Pertanto la norma impugnata, avente efficacia limitata nel tempo, traeva giustificazione dalla necessità indilazionabile di ricomporre, soprattutto nei confronti delle famiglie dei pastori dell'isola, il cennato equilibrio, indispensabile alla tipica economia agricola della Regione.
Va rilevato, infine, che non può certo desumersi la esistenza di un limite al potere normativo della Regione dal comportamento da questa tenuto nella carenza dell'organo costituzionale, competente a decidere della legittimità degli atti degli organi legislativi di essa.
PER QUESTI MOTIVI
LA CORTE COSTITUZIONALE
pronunciando con unica sentenza nei giudizi riuniti indicati in epigrafe;
Dichiara l'illegittimità costituzionale della norma contenuta nell'art. 1 della legge approvata il 24 febbraio 1950 dal Consiglio della Regione autonoma della Sardegna e riapprovata dallo stesso Consiglio il 15 novembre 1950, concernente: "Disposizioni in materia di affitti di fondi rustici" con riferimento all'art. 3 lett. d) dello Statuto speciale per la Sardegna, emanato con legge costituzionale 26 febbraio 1948, n. 3;
Respinge il ricorso proposto dal Presidente del Consiglio dei Ministri per la dichiarazione di illegittimità costituzionale della norma contenuta nell'art. 1 della legge approvata il 6 marzo 1950 dal Consiglio della Regione autonoma della Sardegna e riapprovato dallo stesso Consiglio il 15 novembre 1950, concernente: "Riduzione dei canoni di affitto per l'annata agraria 1948-49".

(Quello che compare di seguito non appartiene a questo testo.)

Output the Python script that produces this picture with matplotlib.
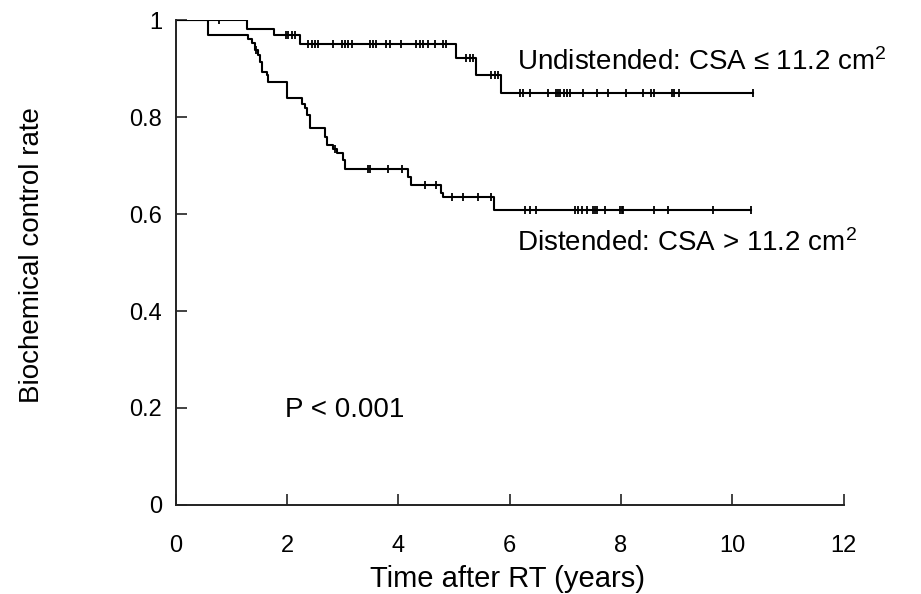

Così deciso in Roma, nella sede della Corte costituzionale, Palazzo della Consulta, il 15 giugno 1956.
Enrico DE NICOLA - Gaetano AZZARITI - Giuseppe CAPPI - Tomaso PERASSI - Gaspare AMBROSINI - Ernesto BATTAGLINI - Mario COSATTI - Francesco PANTALEO GABRIELI - Giuseppe CASTELLI AVOLIO - Antonino PAPALDO - Mario BRACCI - Nicola JAEGER - Giovanni CASSANDRO.